Mais face à l’afflux des arrivées – plus de 2 000 en 2023 –, l’Etat a manqué de places d’hébergement. Il a dû faire appel à une autre association, Mlézi Maoré, qui a à son tour essuyé les menaces de la population. «Nos locaux ont été cadenassés et notre personnel insulté, regrette le directeur, Hugues Makengo. Hier encore, une psychomotricienne, lynchée verbalement, a démissionné.» Tant et si bien que Mlézi «hésite» à répondre à un nouvel appel à projet de l’Etat qui prévoit la création de 80 places supplémentaires destinées aux migrants.

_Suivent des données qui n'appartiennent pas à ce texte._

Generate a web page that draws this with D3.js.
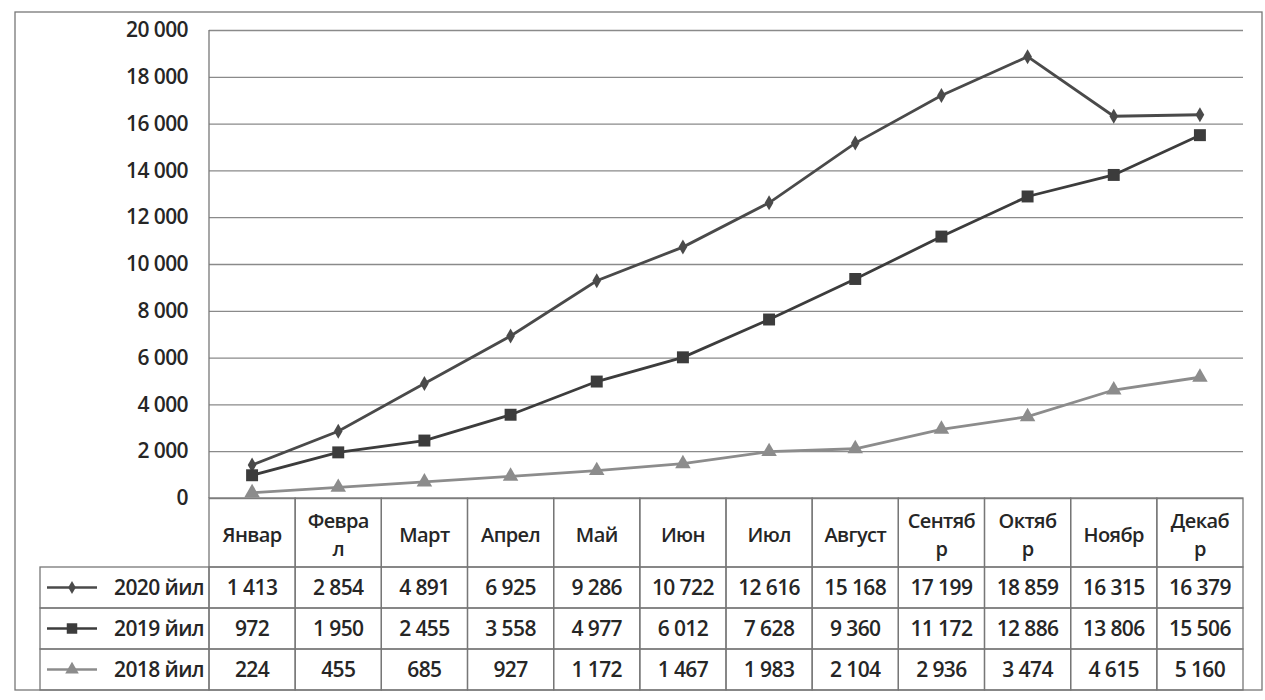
<!DOCTYPE html>
<html>
<head>
<meta charset="utf-8">
<script src="https://cdn.jsdelivr.net/npm/d3@7"></script>
<style>
  body { margin: 0; background: #fff; }
  svg { font-family: "Open Sans", sans-serif; }
  .grid line { stroke: #8a8a8a; stroke-width: 1.3; }
  .grid path { display: none; }
  .yaxis path, .yaxis line { display: none; }
  .yaxis text { font-family: "Open Sans", sans-serif; font-size: 21px; fill: #262626; letter-spacing: -0.6px; font-weight: 600; }
  .cell { fill: none; stroke: #777; stroke-width: 1.3; }
  .tbl text { font-size: 21px; fill: #262626; letter-spacing: -0.6px; font-weight: 600; }
  .tbl text.head { font-size: 20px; }
</style>
</head>
<body>
<svg width="1265" height="700"></svg>
<script>
// months as they appear in the table head (Excel wrapped them)
const months = ['Январ', 'Феврал', 'Март', 'Апрел', 'Май', 'Июн', 'Июл', 'Август', 'Сентябр', 'Октябр', 'Ноябр', 'Декабр'];
const headLines = [['Январ'], ['Февра', 'л'], ['Март'], ['Апрел'], ['Май'], ['Июн'], ['Июл'], ['Август'], ['Сентяб', 'р'], ['Октяб', 'р'], ['Ноябр'], ['Декаб', 'р']];

const seriesNames = ['2020 йил', '2019 йил', '2018 йил'];
const v2020 = [1413, 2854, 4891, 6925, 9286, 10722, 12616, 15168, 17199, 18859, 16315, 16379];
const v2019 = [972, 1950, 2455, 3558, 4977, 6012, 7628, 9360, 11172, 12886, 13806, 15506];
const v2018 = [224, 455, 685, 927, 1172, 1467, 1983, 2104, 2936, 3474, 4615, 5160];
const yTicks = [0, 2000, 4000, 6000, 8000, 10000, 12000, 14000, 16000, 18000, 20000];

const series = [
  { name: seriesNames[0], values: v2020, color: '#4a4a4a', marker: 'diamond' },
  { name: seriesNames[1], values: v2019, color: '#3c3c3c', marker: 'square' },
  { name: seriesNames[2], values: v2018, color: '#8c8c8c', marker: 'triangle' }
];

const loc = d3.formatLocale({ decimal: ',', thousands: '\u00a0', grouping: [3], currency: ['', ''] });
const fmt = loc.format(',d');

const svg = d3.select('svg');

const plotL = 209, plotR = 1243, plotT = 30, plotB = 498;
const headH = 69, rowH = 41;

const x = d3.scaleBand().domain(months).range([plotL, plotR]);
const y = d3.scaleLinear().domain([0, 20000]).range([plotB, plotT]);

// outer frame
svg.append('rect')
  .attr('x', 15).attr('y', 12)
  .attr('width', 1262 - 15).attr('height', 690 - 12)
  .attr('fill', 'none').attr('stroke', '#777').attr('stroke-width', 1.3);

// gridlines
svg.append('g')
  .attr('class', 'grid')
  .attr('transform', `translate(${plotL},0)`)
  .call(d3.axisLeft(y).tickValues(yTicks).tickSize(-(plotR - plotL)).tickFormat(''));

svg.append('line')
  .attr('x1', plotL).attr('x2', plotL).attr('y1', plotT).attr('y2', plotB)
  .attr('stroke', '#777').attr('stroke-width', 1.3);

svg.append('g')
  .attr('class', 'yaxis')
  .attr('transform', `translate(${plotL - 18},0)`)
  .call(d3.axisLeft(y).tickValues(yTicks).tickSize(0).tickFormat(fmt));

// markers
function drawMarker(g, type, color, size) {
  if (type === 'diamond') {
    g.append('path').attr('d', d3.symbol(d3.symbolDiamond, size * 5)()).attr('fill', color);
  } else if (type === 'square') {
    g.append('path').attr('d', d3.symbol(d3.symbolSquare, size * 11)()).attr('fill', color);
  } else {
    g.append('path').attr('d', d3.symbol(d3.symbolTriangle, size * 8)()).attr('fill', color);
  }
}

const line = d3.line()
  .x((d, i) => x(months[i]) + x.bandwidth() / 2)
  .y(d => y(d));

series.forEach(s => {
  svg.append('path')
    .datum(s.values)
    .attr('fill', 'none')
    .attr('stroke', s.color)
    .attr('stroke-width', 2.8)
    .attr('d', line);

  s.values.forEach((v, i) => {
    const g = svg.append('g')
      .attr('transform', `translate(${x(months[i]) + x.bandwidth() / 2},${y(v)})`);
    drawMarker(g, s.marker, s.color, 13);
  });
});

// data table
const tbl = svg.append('g').attr('class', 'tbl');

months.forEach((m, i) => {
  tbl.append('rect').attr('class', 'cell')
    .attr('x', x(m)).attr('y', plotB)
    .attr('width', x.bandwidth()).attr('height', headH);
  const lines = headLines[i];
  const cy = plotB + headH / 2 + 2;
  lines.forEach((t, j) => {
    tbl.append('text')
      .attr('class', 'head')
      .attr('x', x(m) + x.bandwidth() / 2)
      .attr('y', cy + (j - (lines.length - 1) / 2) * 28)
      .attr('dy', '0.35em')
      .attr('text-anchor', 'middle')
      .text(t);
  });
});

const legLeft = 40;
series.forEach((s, r) => {
  const ry = plotB + headH + r * rowH;
  tbl.append('rect').attr('class', 'cell')
    .attr('x', legLeft).attr('y', ry)
    .attr('width', plotL - legLeft).attr('height', rowH);
  tbl.append('line')
    .attr('x1', legLeft + 7).attr('x2', legLeft + 57)
    .attr('y1', ry + rowH / 2).attr('y2', ry + rowH / 2)
    .attr('stroke', s.color).attr('stroke-width', 2.4);
  const g = tbl.append('g').attr('transform', `translate(${legLeft + 32},${ry + rowH / 2})`);
  drawMarker(g, s.marker, s.color, 10);
  tbl.append('text')
    .attr('x', plotL - 5).attr('y', ry + rowH / 2).attr('dy', '0.35em')
    .attr('text-anchor', 'end')
    .text(s.name);

  s.values.forEach((v, i) => {
    tbl.append('rect').attr('class', 'cell')
      .attr('x', x(months[i])).attr('y', ry)
      .attr('width', x.bandwidth()).attr('height', rowH);
    tbl.append('text')
      .attr('x', x(months[i]) + x.bandwidth() / 2)
      .attr('y', ry + rowH / 2).attr('dy', '0.35em')
      .attr('text-anchor', 'middle')
      .text(fmt(v));
  });
});
</script>
</body>
</html>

Une fois que ces derniers ont obtenu le statut de réfugié, leur accompagnement se tarit. Lydia, arrivée en août 2022 à Mayotte, subsiste aussi grâce aux petits boulots de son mari, qui ramène «5 à 10 euros par jour». «Mes enfants ont faim…» Assise sur le même matelas, Rehema hoche la tête : les siens n’ont pas mangé ce soir. Ashoula, elle, raconte comment le collectif des Forces vives a contraint la Mahoraise qui l’hébergeait et l’employait depuis deux ans comme femme de ménage à la chasser.
3 600 migrants africains aidés en 2023
Les migrants, pour leur grande majorité en situation régulière, se retrouvent donc sur le stade de Cavani, suscitant l’ire d’Ambdilwahédou Soumaïla, le maire de Mamoudzou. «Je reçois les plaintes des riverains, qui se font voler de la nourriture et des vêtements», assure l’élu LR, qui s’en prend lui aussi aux associations. «Solidarité Mayotte touche des millions pour accompagner les migrants. On peut se demander où va cet argent quand on voit comment elle s’en occupe !»
Réponse des intéressés : Solidarité Mayotte consacre environ 4,4 millions d’euros aux migrants africains, dont 3 600 l’ont sollicitée en 2023. Le démantèlement du stade de Cavani ne signifiera donc pas la fin de la crise ; il en cachera simplement la plus visible de ses manifestations.